Love this juice so very much…

Cara pointed out that you, dear readers, have a host of blogs to browse at present. I’m grateful that you’re taking a moment to check out this one—thanks and cheers to you all.

2017 Centine Rosso Banfi

Honestly, this time it’s not about the wine or tasting notes. The 2017 Centine Rosso Banfi is more about the tip of the cap. It’s a red blend consolation prize doled out by COVID-19, aka the coronavirus. Yes this a wine from Tuscany but those are not the foothills of beautiful Montepulciano in this background. That Italy trip will have to wait for another day…

2017 Centine Rosso Banfi, Tuscany, Italy.

…and the situation over there is deteriorating rapidly; Cara and I have wayward eyes cast in that direction even while we enjoy this amazing scenery (which involved several white-knuckle moments on the drive in). We’re trying to unwind airline, hotel, and similar reservations while trying out this Italian red and a few similar bottles from the old country.

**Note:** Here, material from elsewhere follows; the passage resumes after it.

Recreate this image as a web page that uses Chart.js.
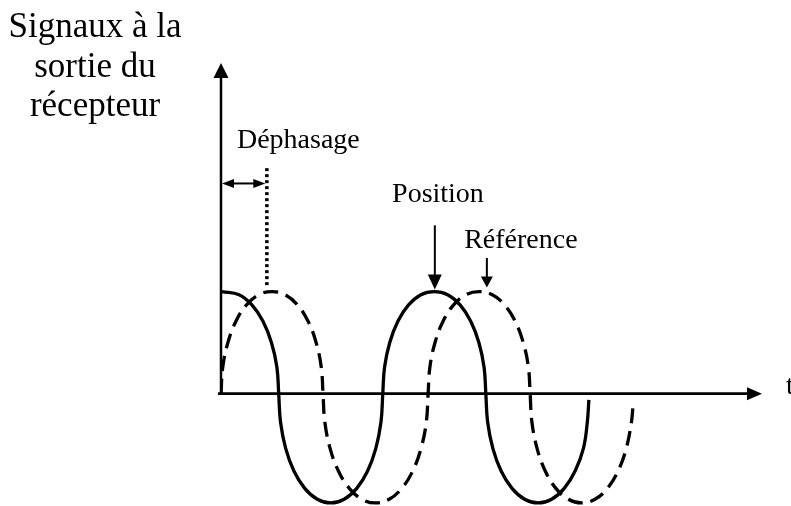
<!DOCTYPE html>
<html>
<head>
<meta charset="utf-8">
<script src="https://cdn.jsdelivr.net/npm/chart.js@4.4.1/dist/chart.umd.min.js"></script>
<style>
  html, body { margin: 0; padding: 0; background: #ffffff; }
  #wrap { width: 791px; height: 506px; position: relative; }
</style>
</head>
<body>
<div id="wrap"><canvas id="chart"></canvas></div>
<script>
// Signal "Position" (solid) - time in quarter periods, amplitude normalised
const timeSolid = [0.02, 0.35, 0.60, 0.815, 0.98, 1.085, 1.12,
                   1.155, 1.255, 1.415, 1.625, 1.87, 2.13, 2.39, 2.635, 2.845, 3.005, 3.105, 3.14,
                   3.174, 3.274, 3.433, 3.64, 3.881, 4.14, 4.399, 4.64, 4.847, 5.006, 5.106, 5.14,
                   5.175, 5.276, 5.437, 5.648, 5.893, 6.155, 6.417, 6.662, 6.873, 7.034, 7.11, 7.14];
const signalSolid = [1.00, 0.97, 0.87, 0.71, 0.50, 0.26, 0.00,
                     -0.277, -0.535, -0.757, -0.927, -1.034, -1.07, -1.034, -0.927, -0.757, -0.535, -0.277, 0.00,
                     0.26, 0.50, 0.71, 0.87, 0.97, 1.00, 0.97, 0.87, 0.71, 0.50, 0.26, 0.00,
                     -0.277, -0.535, -0.757, -0.927, -1.034, -1.07, -1.034, -0.927, -0.757, -0.535, -0.277, -0.06];

// Signal "Référence" (dashed)
const timeDashed = [0.00, 0.034, 0.133, 0.29, 0.495, 0.734, 0.99, 1.246, 1.485, 1.69, 1.847, 1.946, 1.98,
                    2.015, 2.117, 2.279, 2.49, 2.736, 3.00, 3.264, 3.51, 3.721, 3.883, 3.985, 4.02,
                    4.054, 4.153, 4.31, 4.515, 4.754, 5.01, 5.266, 5.505, 5.71, 5.867, 5.966, 6.00,
                    6.034, 6.134, 6.293, 6.50, 6.741, 7.00, 7.259, 7.50, 7.707, 7.866, 7.966, 7.995];
const signalDashed = [0.00, 0.26, 0.50, 0.71, 0.87, 0.97, 1.00, 0.97, 0.87, 0.71, 0.50, 0.26, 0.00,
                      -0.277, -0.535, -0.757, -0.927, -1.034, -1.07, -1.034, -0.927, -0.757, -0.535, -0.277, 0.00,
                      0.26, 0.50, 0.71, 0.87, 0.97, 1.00, 0.97, 0.87, 0.71, 0.50, 0.26, 0.00,
                      -0.277, -0.535, -0.757, -0.927, -1.034, -1.07, -1.034, -0.927, -0.757, -0.535, -0.277, -0.13];

const titleLines = ['Signaux à la', 'sortie du', 'récepteur'];
const axisLabel = 't';
const labelPhase = 'Déphasage';
const labelPosition = 'Position';
const labelReference = 'Référence';

const SERIF = "'Liberation Serif', 'Times New Roman', serif";

function toPoints(xs, ys) {
    return xs.map(function(x, i) { return { x: x, y: ys[i] }; });
}

// filled triangle, tip at (x, y)
function arrowHead(ctx, x, y, dir, len, half) {
    ctx.beginPath();
    ctx.moveTo(x, y);
    if (dir === 'up') { ctx.lineTo(x - half, y + len); ctx.lineTo(x + half, y + len); }
    if (dir === 'down') { ctx.lineTo(x - half, y - len); ctx.lineTo(x + half, y - len); }
    if (dir === 'left') { ctx.lineTo(x + len, y - half); ctx.lineTo(x + len, y + half); }
    if (dir === 'right') { ctx.lineTo(x - len, y - half); ctx.lineTo(x - len, y + half); }
    ctx.closePath();
    ctx.fill();
}

const figurePlugin = {
    id: 'figure',
    beforeDatasetsDraw(chart) {
        const ctx = chart.ctx;
        const xs = chart.scales.x, ys = chart.scales.y;
        const x0 = xs.getPixelForValue(0), y0 = ys.getPixelForValue(0);
        ctx.save();
        ctx.strokeStyle = '#000';
        ctx.fillStyle = '#000';
        // y axis
        ctx.lineWidth = 2.5;
        ctx.beginPath();
        ctx.moveTo(x0, y0 + 1);
        ctx.lineTo(x0, chart.chartArea.top + 12);
        ctx.stroke();
        arrowHead(ctx, x0, chart.chartArea.top + 1, 'up', 15, 7.5);
        // x axis
        ctx.lineWidth = 2.7;
        ctx.beginPath();
        ctx.moveTo(x0 - 3, y0);
        ctx.lineTo(chart.chartArea.right - 12, y0);
        ctx.stroke();
        arrowHead(ctx, chart.chartArea.right, y0, 'right', 15, 6.5);
        ctx.restore();
    },
    afterDatasetsDraw(chart) {
        const ctx = chart.ctx;
        const xs = chart.scales.x, ys = chart.scales.y;
        const px = function(v) { return xs.getPixelForValue(v); };
        const py = function(v) { return ys.getPixelForValue(v); };
        ctx.save();
        ctx.strokeStyle = '#000';
        ctx.fillStyle = '#000';

        // dotted marker of the reference peak
        ctx.lineWidth = 3.5;
        ctx.setLineDash([3, 3]);
        ctx.beginPath();
        ctx.moveTo(px(0.89), py(2.21));
        ctx.lineTo(px(0.89), py(1.04));
        ctx.stroke();
        ctx.setLineDash([]);

        // phase shift double arrow
        ctx.lineWidth = 2;
        ctx.beginPath();
        ctx.moveTo(px(0) + 8, py(2.06));
        ctx.lineTo(px(0.86) - 8, py(2.06));
        ctx.stroke();
        arrowHead(ctx, px(0) + 1, py(2.06), 'left', 12, 4.5);
        arrowHead(ctx, px(0.86), py(2.06), 'right', 12, 4.5);

        // Position arrow
        ctx.beginPath();
        ctx.moveTo(px(4.15), py(1.65));
        ctx.lineTo(px(4.15), py(1.12));
        ctx.stroke();
        arrowHead(ctx, px(4.15), py(1.02), 'down', 15, 7);

        // Référence arrow
        ctx.beginPath();
        ctx.moveTo(px(5.16), py(1.33));
        ctx.lineTo(px(5.16), py(1.12));
        ctx.stroke();
        arrowHead(ctx, px(5.16), py(1.04), 'down', 11, 6);

        // labels
        ctx.textBaseline = 'alphabetic';
        ctx.textAlign = 'left';
        ctx.font = '28px ' + SERIF;
        ctx.fillText(labelPhase, px(0.31), py(2.41));
        ctx.fillText(labelPosition, px(3.32), py(1.88));
        ctx.fillText(labelReference, px(4.72), py(1.43));
        ctx.fillText(axisLabel, 786, py(0));

        // y axis title
        ctx.textAlign = 'center';
        ctx.font = '35px ' + SERIF;
        const baselines = [37, 77, 116];
        titleLines.forEach(function(line, i) {
            ctx.fillText(line, 95, baselines[i]);
        });
        ctx.restore();
    }
};

new Chart(document.getElementById('chart'), {
    type: 'line',
    data: {
        datasets: [
            {
                label: 'Position',
                data: toPoints(timeSolid, signalSolid),
                borderColor: '#000',
                borderWidth: 3.3,
                pointRadius: 0,
                tension: 0.4,
                fill: false
            },
            {
                label: 'Référence',
                data: toPoints(timeDashed, signalDashed),
                borderColor: '#000',
                borderWidth: 3.3,
                borderDash: [15, 8],
                pointRadius: 0,
                tension: 0.4,
                fill: false
            }
        ]
    },
    options: {
        responsive: true,
        maintainAspectRatio: false,
        animation: false,
        devicePixelRatio: 1,
        layout: { padding: { left: 221, right: 29, top: 62, bottom: 0 } },
        plugins: {
            legend: { display: false },
            tooltip: { enabled: false }
        },
        scales: {
            x: { type: 'linear', min: 0, max: 10.5, display: false },
            y: { type: 'linear', min: -1.1, max: 3.25, display: false }
        }
    },
    plugins: [figurePlugin]
});
</script>
</body>
</html>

This is a medium red, a cherry- and strawberry-noted Tuscan offering that combines Sangiovese, Cabernet Sauvignon, and Merlot grapes. The wine is (curiously) lighter than all three, which seems odd to me given that it’s a blend delivered on the backs of these richer reds. We’re drinking it, and that’s fine and all, but different from sampling Tuscan reds straight out of the vineyard tasting room(s). Each of us is a “glass-is-half-full” optimist, pun intended, and looking forward to another shot at Repubblica Italiana.

Wishing you well, readers, and stay safe out there.